The old adage “you’re only as good as your last backup” is a popular one, but “you’re only as good as your last restore” is even more pertinent. From a single backup to an entire fallback system, if you haven’t tested it with real data and active use you have no way to prove it will actually come to your rescue in your time of need.
It can be difficult to initiate and perform full disaster recovery test – where the entire live system is failed over and back again to prove the system works – and getting business buy-in for something so disruptive can be next to impossible.
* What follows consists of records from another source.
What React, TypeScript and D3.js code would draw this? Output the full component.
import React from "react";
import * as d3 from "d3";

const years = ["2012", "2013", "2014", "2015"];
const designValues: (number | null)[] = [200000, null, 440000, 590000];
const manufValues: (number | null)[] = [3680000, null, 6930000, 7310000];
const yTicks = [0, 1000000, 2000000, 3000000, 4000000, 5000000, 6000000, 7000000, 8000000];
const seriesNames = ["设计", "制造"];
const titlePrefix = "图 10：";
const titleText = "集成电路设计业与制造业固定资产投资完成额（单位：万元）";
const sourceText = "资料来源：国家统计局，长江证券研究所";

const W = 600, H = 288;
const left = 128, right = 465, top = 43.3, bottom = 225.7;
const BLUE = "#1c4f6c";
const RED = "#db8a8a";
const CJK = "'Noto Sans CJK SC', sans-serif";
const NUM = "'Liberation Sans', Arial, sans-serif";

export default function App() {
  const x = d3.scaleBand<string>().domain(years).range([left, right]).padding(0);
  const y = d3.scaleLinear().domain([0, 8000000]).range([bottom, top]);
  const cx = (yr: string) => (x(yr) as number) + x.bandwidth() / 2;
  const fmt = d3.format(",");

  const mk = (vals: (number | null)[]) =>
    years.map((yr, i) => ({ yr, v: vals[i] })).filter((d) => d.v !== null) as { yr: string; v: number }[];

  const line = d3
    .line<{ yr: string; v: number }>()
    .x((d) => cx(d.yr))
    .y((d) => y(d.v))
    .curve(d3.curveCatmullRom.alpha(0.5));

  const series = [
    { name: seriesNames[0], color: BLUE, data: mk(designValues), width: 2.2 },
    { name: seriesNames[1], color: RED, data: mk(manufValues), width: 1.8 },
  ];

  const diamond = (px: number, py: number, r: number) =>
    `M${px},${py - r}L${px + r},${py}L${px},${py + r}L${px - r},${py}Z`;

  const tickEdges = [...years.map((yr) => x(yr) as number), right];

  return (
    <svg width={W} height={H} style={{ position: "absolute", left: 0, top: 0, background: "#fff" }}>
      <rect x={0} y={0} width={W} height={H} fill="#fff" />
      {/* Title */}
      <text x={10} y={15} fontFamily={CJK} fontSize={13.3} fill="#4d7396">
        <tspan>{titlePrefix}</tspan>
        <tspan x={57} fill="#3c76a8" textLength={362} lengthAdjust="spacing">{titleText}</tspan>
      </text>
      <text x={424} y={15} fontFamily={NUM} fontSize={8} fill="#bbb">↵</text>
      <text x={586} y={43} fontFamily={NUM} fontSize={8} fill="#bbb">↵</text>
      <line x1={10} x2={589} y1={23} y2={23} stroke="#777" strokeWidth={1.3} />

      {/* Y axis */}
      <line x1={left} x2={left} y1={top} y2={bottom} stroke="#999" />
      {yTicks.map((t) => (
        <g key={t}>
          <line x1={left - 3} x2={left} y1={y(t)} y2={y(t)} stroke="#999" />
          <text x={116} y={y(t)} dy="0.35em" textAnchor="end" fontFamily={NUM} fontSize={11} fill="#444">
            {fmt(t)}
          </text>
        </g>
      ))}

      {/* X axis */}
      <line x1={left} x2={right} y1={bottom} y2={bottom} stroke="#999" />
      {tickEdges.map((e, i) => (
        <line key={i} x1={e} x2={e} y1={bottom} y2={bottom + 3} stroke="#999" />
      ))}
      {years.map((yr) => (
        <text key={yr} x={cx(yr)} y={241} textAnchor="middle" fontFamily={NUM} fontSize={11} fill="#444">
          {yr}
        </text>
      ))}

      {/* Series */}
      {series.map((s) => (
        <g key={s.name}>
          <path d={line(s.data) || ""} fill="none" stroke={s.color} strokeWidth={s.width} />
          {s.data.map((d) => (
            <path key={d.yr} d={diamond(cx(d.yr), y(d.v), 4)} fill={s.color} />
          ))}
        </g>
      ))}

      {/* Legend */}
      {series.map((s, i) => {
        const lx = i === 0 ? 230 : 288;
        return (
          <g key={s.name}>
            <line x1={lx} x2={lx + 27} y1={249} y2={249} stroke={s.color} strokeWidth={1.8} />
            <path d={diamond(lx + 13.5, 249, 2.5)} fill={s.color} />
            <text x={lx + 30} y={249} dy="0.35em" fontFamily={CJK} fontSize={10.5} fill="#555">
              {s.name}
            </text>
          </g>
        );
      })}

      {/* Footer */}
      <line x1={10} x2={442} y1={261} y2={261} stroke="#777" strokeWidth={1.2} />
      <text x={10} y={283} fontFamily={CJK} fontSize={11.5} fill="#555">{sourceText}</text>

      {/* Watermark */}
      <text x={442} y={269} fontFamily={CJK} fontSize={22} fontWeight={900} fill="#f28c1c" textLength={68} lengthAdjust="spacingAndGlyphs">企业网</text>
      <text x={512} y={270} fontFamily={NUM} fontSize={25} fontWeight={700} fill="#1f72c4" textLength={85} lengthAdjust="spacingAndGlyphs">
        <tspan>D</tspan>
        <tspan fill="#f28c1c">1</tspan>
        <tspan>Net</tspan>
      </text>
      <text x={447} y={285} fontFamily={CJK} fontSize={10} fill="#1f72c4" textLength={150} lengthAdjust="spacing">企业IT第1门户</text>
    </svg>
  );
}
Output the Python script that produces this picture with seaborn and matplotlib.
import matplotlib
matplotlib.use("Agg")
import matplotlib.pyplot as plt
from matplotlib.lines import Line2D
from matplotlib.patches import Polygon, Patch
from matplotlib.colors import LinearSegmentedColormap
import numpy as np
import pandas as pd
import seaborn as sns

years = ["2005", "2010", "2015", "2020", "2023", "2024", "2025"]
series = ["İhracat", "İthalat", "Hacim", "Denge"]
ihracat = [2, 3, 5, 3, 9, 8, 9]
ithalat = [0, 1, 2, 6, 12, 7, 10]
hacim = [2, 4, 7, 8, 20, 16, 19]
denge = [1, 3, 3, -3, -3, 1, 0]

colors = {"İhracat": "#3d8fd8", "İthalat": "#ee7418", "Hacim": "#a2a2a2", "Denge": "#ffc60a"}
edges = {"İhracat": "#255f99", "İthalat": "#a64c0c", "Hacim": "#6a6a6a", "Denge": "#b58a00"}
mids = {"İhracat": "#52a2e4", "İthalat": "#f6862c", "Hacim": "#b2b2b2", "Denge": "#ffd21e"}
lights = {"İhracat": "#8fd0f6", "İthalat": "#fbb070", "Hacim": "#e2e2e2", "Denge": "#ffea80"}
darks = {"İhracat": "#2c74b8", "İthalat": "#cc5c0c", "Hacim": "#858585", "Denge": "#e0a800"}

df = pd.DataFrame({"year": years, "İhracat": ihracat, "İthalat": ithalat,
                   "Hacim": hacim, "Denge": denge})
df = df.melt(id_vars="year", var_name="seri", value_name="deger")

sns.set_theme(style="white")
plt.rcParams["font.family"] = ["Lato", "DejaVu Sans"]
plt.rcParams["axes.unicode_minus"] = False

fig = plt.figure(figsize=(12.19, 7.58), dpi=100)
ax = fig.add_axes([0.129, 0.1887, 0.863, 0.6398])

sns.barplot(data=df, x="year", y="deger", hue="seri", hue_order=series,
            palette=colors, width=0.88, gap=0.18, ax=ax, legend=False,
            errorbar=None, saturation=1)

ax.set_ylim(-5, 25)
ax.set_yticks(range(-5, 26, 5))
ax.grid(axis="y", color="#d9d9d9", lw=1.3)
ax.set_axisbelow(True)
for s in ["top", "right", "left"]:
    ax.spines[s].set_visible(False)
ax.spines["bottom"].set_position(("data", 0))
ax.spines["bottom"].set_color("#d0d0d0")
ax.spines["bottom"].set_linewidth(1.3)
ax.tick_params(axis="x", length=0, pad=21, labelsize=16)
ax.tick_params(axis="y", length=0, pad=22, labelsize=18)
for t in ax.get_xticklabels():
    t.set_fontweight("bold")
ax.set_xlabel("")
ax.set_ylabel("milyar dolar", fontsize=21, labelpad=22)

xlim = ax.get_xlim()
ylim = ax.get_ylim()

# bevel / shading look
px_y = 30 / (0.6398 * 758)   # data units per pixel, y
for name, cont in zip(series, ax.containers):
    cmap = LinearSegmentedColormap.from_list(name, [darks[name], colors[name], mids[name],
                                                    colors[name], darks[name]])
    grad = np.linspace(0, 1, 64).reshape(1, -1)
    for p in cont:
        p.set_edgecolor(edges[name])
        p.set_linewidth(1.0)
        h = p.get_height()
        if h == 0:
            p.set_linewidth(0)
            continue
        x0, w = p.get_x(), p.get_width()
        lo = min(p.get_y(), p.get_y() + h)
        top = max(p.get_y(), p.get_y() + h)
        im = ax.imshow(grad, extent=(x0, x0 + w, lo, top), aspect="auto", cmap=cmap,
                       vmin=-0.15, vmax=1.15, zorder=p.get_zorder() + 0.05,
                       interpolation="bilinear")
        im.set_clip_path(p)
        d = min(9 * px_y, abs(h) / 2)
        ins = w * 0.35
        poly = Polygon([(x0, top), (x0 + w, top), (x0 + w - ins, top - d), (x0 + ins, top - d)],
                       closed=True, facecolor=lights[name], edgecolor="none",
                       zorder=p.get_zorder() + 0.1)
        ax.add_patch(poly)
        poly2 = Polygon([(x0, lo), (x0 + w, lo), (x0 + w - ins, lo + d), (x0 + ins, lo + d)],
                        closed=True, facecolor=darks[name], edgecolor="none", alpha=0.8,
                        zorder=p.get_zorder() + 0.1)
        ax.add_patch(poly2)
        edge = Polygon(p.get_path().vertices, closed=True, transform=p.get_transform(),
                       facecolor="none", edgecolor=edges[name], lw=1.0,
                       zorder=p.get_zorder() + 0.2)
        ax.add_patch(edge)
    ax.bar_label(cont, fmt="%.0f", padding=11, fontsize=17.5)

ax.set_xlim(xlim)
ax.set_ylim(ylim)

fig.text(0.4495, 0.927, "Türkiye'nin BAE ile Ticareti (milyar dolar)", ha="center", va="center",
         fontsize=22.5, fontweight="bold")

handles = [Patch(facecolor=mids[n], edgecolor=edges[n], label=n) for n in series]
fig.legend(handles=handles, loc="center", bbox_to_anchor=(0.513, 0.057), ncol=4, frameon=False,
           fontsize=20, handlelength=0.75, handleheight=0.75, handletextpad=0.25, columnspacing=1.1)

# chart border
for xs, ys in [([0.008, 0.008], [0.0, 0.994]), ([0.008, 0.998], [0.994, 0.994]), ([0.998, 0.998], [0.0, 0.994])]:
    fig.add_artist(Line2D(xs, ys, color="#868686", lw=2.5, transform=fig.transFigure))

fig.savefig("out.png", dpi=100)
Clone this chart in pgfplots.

If you can sell the benefits and run a full live test of a disaster recovery day (or weekend, or week) then you will know for certain that your DR system – and crucially, your plan – works in the real world. If you’re unable to swing a full test, then at least testing one system or department at a time over an extended period of time is the next best thing.
Remember to treat any disaster recovery trial as a test of the documentation and the plan as much as the system, and try to have someone who didn’t write the plan perform the test; this is the perfect opportunity to test out your deputised sysadmins, and ensure the process works no matter who is at the helm on the day.
You, your team, and the business stakeholders will all sleep better at night as a result. ®